Still, even at the prices that Miniot demands, the company hasn’t made Van den Berg and Kolkman wealthy, at least not in that absurdly modern Kimye sense of the word. “We are doing this for seven years and I discovered that this isn’t a way to get rich,” laughs Kolkman, bringing a rush of bemused joy to his face. “But it’s a way to have a very rewarding life making beautiful products that are appreciated by a large audience across the world. And living from your own ideas is a very fulfilling thing to do.”

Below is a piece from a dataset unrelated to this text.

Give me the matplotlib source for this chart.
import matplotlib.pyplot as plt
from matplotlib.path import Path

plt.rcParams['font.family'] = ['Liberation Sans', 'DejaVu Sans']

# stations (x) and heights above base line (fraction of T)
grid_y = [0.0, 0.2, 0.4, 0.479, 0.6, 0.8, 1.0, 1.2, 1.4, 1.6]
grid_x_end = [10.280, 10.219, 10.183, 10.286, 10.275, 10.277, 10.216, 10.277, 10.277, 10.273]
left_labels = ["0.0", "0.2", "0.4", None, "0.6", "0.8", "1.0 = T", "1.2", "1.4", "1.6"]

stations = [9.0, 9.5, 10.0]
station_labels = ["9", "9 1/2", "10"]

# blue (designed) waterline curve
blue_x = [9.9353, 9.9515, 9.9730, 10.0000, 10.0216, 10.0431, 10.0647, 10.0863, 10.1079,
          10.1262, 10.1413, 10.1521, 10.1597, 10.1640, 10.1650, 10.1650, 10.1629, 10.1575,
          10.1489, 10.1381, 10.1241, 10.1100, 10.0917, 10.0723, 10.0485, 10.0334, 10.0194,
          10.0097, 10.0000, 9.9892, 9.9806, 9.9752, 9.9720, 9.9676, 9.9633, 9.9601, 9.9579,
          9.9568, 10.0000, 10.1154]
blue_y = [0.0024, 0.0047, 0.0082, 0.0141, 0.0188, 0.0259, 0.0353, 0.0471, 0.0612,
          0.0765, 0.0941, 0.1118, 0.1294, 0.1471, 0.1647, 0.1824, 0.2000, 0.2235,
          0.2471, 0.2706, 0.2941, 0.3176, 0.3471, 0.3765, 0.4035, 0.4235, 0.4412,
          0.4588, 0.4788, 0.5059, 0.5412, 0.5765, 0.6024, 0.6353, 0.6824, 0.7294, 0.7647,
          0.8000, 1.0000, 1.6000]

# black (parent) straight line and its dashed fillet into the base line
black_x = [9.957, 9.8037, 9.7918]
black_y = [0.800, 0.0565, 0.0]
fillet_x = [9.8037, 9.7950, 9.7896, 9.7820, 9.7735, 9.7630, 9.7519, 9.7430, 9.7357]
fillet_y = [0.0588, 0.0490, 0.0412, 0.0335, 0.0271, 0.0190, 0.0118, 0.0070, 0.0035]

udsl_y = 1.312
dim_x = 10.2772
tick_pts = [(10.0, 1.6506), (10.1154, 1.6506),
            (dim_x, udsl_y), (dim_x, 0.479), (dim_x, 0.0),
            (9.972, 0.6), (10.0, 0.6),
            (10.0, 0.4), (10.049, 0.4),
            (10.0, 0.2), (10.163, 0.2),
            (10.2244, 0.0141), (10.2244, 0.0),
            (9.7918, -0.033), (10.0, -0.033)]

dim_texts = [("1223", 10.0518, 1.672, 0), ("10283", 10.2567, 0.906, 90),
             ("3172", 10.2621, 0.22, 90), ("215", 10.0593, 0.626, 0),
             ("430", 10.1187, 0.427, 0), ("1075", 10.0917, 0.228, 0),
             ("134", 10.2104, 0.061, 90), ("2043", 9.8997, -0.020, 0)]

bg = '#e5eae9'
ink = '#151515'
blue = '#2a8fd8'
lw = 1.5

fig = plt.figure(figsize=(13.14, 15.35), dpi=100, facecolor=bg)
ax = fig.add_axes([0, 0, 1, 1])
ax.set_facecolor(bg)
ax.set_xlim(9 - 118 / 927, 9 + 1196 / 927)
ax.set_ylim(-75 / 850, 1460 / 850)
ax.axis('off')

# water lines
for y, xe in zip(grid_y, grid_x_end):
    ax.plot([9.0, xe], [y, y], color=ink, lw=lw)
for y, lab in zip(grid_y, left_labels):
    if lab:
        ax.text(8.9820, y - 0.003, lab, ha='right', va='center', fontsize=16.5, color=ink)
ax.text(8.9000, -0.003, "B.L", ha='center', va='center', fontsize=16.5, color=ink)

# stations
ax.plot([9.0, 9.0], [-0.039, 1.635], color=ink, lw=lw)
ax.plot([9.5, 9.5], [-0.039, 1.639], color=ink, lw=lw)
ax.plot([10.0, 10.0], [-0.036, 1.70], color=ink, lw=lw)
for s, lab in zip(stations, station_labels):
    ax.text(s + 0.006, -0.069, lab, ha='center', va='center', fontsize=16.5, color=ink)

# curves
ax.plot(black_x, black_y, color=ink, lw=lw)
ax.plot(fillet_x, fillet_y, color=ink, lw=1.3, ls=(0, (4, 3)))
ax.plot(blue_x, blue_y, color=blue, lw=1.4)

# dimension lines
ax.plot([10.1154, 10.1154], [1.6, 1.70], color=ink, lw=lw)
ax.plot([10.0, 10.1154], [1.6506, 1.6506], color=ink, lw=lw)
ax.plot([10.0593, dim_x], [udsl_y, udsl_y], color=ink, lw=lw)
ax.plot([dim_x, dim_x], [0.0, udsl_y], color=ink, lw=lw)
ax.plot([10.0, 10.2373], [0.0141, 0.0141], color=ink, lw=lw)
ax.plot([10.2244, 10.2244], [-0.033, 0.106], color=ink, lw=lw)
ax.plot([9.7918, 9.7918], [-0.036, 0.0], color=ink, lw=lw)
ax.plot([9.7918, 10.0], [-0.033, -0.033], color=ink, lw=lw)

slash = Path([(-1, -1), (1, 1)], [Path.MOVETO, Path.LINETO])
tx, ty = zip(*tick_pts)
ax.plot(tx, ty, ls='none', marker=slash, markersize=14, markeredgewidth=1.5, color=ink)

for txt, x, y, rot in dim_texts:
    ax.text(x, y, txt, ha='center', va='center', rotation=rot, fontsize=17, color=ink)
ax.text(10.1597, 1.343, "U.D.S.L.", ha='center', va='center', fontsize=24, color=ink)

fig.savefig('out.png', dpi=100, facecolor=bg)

“It’s true, we don’t go on holidays,” adds Van den Berg, “And it’s true that we, especially Peter, don’t have a very social life. We’re always working, but we don’t call it ‘working.’ The work we do is what we are and we do what we feel like. We’re very lucky. We’re able to think of something, make it, and then have a living from it. That’s very special. How many people can say that?”
Very few, is the answer. Kolkman, especially, is that rare renaissance craftsman whose very existence is wildly incongruous with this epoch of hyper-specialization and plastic overconsumption.
As I prepare to leave, I ask Kolkman about the car bumper propped conspicuously in the corner of the workshop. “Oh that,” he smiles. “That’s the bumper off my 1961 Jaguar Mk2,” Kolkman’s bordeaux red daily-driver that he’s now restoring. “When I’m done, my dream is to make the Mark 2 electric.” I have no doubt that he will.